Removing the files that were 43 bytes smoothed out the trend a little bit, but 4 still appears more than predicted.
CSS Sizes
External CSS files and other <link>
tags were found in each HTML document using BeautifulSoup, then requested as individual HTTP requests,
the same as with the images mentioned above. So, the results below include CSS files, favicon images, and any other asset that can be linked to
with a <link>
tag. Here, 5 appears to be overrepresented, but from looking at the raw data it was not immediately clear what may be causing
the spike.
Script Sizes
External script files were found in each HTML document using BeautifulSoup, then requested as individual HTTP requests, the same as the images and the CSS files mentioned above.

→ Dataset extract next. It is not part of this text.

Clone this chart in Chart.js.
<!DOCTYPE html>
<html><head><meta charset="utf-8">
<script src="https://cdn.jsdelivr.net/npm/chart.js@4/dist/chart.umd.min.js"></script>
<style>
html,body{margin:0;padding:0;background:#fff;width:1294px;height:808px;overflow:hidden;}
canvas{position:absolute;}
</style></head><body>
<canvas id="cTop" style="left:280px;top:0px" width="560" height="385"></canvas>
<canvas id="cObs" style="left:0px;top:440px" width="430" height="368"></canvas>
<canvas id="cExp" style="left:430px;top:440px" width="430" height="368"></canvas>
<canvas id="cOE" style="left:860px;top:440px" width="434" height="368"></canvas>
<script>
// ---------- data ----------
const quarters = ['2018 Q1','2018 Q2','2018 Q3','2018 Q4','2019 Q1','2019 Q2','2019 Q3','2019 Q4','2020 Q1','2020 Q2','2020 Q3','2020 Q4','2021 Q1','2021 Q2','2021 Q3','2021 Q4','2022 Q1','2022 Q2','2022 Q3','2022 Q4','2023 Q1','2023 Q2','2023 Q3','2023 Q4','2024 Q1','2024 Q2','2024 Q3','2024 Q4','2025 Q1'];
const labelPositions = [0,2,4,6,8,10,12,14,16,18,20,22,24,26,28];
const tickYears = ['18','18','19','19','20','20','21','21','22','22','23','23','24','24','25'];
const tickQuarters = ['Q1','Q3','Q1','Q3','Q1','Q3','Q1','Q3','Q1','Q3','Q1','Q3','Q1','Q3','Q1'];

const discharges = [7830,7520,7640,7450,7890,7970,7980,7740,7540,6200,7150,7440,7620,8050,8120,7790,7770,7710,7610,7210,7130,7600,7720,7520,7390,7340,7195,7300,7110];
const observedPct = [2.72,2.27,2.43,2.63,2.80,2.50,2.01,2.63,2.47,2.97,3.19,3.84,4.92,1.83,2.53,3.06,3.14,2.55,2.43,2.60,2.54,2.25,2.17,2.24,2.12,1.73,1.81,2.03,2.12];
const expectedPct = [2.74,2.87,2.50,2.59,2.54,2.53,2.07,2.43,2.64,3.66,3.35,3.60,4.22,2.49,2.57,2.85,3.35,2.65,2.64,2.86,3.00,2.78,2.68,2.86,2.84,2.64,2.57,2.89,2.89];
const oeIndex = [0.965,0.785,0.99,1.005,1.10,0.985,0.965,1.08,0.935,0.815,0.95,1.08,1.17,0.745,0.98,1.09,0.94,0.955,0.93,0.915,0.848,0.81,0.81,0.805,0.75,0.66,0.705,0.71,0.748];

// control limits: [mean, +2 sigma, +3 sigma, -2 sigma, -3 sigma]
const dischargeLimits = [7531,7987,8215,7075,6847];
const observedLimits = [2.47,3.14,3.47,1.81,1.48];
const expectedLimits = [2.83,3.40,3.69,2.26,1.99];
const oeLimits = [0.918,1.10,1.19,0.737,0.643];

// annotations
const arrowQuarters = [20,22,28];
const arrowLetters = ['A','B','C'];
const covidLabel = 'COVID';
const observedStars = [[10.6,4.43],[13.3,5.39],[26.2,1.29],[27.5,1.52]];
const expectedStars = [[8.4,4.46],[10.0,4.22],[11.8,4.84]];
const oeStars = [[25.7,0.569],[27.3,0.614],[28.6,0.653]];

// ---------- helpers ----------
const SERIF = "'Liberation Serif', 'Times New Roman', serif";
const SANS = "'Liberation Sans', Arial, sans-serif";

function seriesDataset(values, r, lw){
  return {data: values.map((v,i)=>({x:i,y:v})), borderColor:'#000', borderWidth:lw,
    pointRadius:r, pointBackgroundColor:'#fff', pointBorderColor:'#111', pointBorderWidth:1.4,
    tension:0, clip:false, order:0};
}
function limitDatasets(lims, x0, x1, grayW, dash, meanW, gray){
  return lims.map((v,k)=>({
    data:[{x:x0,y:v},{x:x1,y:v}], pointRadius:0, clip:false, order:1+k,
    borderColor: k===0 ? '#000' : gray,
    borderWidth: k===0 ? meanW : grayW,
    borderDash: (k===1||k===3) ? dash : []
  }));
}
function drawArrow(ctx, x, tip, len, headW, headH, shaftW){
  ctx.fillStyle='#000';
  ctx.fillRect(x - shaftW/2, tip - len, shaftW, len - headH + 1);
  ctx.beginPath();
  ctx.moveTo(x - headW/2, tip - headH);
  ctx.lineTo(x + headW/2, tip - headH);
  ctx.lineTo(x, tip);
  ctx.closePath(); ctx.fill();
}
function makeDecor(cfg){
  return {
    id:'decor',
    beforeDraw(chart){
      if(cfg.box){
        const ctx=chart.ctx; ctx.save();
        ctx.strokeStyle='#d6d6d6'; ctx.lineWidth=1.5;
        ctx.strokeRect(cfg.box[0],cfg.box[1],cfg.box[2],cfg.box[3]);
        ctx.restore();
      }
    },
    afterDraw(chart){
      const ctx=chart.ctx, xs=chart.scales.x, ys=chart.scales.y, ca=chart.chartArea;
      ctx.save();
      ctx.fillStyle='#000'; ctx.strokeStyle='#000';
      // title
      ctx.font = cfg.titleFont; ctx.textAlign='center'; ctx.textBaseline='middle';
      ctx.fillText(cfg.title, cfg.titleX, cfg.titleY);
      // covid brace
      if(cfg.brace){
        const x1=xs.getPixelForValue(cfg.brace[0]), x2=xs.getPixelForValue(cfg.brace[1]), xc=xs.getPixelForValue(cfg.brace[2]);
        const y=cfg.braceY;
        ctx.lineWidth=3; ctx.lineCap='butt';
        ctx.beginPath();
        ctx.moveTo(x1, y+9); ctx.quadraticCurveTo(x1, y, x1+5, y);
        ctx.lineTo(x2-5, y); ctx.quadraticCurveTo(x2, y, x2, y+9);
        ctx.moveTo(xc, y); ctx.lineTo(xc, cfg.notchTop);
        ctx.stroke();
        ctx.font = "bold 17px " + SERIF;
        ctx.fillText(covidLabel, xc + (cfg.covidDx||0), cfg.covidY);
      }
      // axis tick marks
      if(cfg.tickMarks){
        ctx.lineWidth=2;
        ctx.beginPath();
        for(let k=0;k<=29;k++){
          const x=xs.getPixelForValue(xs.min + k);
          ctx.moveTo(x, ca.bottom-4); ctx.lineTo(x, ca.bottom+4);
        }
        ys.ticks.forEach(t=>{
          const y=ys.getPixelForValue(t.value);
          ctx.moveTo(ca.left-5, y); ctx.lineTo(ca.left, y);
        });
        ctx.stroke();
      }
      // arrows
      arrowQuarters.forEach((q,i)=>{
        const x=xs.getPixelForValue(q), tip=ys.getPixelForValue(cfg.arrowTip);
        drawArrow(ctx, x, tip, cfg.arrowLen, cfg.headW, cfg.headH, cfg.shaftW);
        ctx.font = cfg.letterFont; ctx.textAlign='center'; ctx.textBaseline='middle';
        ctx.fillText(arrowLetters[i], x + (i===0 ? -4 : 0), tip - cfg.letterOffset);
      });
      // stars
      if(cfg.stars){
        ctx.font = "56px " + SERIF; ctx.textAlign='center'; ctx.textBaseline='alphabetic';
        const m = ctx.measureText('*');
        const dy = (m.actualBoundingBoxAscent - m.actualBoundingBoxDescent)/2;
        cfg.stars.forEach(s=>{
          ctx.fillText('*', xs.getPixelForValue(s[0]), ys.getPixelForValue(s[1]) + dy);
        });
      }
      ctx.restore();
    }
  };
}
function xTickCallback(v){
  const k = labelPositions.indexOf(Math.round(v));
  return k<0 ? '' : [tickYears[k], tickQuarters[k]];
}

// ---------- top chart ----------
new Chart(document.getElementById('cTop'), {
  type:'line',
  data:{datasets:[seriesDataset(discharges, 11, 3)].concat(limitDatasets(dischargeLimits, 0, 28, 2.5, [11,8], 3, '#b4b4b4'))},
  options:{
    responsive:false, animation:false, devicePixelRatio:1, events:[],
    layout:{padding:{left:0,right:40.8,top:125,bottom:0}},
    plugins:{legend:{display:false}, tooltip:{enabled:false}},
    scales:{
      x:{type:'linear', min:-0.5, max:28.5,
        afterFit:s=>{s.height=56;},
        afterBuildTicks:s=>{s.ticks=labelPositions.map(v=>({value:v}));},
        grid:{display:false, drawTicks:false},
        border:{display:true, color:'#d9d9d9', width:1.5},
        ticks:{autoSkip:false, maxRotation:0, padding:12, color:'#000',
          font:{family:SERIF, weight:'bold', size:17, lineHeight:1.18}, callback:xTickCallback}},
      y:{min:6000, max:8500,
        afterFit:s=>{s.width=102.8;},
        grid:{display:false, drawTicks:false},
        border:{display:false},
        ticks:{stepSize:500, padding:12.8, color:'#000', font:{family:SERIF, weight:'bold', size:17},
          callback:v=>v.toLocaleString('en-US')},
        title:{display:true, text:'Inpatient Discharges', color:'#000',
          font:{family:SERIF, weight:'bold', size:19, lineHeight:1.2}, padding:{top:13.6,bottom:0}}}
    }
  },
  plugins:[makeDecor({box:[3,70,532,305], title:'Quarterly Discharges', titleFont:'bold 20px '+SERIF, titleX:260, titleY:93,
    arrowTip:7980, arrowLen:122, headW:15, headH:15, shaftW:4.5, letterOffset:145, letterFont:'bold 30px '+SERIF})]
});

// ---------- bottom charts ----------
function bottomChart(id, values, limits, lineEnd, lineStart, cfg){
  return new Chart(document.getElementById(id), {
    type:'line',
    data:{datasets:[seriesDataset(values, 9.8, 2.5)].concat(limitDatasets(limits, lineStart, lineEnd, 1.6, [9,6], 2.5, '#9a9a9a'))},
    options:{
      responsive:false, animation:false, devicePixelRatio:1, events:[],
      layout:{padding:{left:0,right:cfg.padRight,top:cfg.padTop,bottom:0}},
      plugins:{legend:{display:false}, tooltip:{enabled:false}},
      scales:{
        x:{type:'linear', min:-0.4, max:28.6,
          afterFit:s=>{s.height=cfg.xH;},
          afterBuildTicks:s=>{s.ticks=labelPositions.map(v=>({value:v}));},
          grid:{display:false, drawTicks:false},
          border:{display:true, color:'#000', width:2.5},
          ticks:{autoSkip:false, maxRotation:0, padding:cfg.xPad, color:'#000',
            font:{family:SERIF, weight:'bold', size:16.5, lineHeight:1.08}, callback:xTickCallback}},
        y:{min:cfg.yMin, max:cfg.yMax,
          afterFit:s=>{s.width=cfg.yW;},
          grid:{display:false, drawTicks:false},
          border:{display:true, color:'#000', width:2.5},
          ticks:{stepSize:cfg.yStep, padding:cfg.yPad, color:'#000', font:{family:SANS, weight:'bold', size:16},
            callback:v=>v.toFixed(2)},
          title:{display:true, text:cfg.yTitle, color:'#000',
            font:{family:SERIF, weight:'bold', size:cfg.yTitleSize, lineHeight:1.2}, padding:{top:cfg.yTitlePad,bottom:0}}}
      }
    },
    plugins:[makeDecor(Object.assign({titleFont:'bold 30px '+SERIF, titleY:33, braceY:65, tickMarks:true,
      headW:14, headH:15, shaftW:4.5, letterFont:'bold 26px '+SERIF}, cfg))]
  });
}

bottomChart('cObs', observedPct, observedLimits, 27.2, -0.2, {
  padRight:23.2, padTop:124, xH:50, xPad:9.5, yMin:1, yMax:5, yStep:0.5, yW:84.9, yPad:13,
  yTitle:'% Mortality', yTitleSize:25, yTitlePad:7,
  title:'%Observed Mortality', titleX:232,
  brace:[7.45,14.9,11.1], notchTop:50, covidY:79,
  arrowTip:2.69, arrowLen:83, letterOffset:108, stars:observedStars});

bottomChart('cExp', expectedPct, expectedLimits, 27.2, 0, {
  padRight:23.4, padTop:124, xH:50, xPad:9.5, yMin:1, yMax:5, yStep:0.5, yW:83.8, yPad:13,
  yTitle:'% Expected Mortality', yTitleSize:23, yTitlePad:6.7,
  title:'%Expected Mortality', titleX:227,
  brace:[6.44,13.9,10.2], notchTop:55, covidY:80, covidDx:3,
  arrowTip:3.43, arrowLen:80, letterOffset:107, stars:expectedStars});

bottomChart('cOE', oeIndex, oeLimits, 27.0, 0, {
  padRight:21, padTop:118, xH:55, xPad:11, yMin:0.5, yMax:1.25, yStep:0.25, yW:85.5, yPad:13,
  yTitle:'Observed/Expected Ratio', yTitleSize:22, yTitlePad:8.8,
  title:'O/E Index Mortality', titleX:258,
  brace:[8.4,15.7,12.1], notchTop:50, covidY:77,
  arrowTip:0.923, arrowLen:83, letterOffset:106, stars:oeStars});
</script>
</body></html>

The numbers 5 and 9 are slightly overrepresented here, but the overall curve follows the Benford's Law curve well.
All File Sizes
Looking at all file sizes together, 4 and 5 are overrepresented because they appear so often for image file sizes (lots of 4s) and for script and CSS file sizes (lots of 5s). The overrepresentation by these numbers causes the frequencies of the other numbers to be lower, so the whole trend line is below the Benford's Law curve.
Conclusion
Despite some outliers, trends of leading digits in web asset file sizes appears to follow Benford's Law to a certain degree.
Limitations and Future Research
Considering the size of the web, 100 websites is a very small sample size to use when collecting data. Future research would benefit from using a much larger sample size of sites. Also, guidelines should be created up front to consider how to handle outliers, such as transparent tracking pixels.
Code and Data
All the scripts used and the original database is available in a github repository.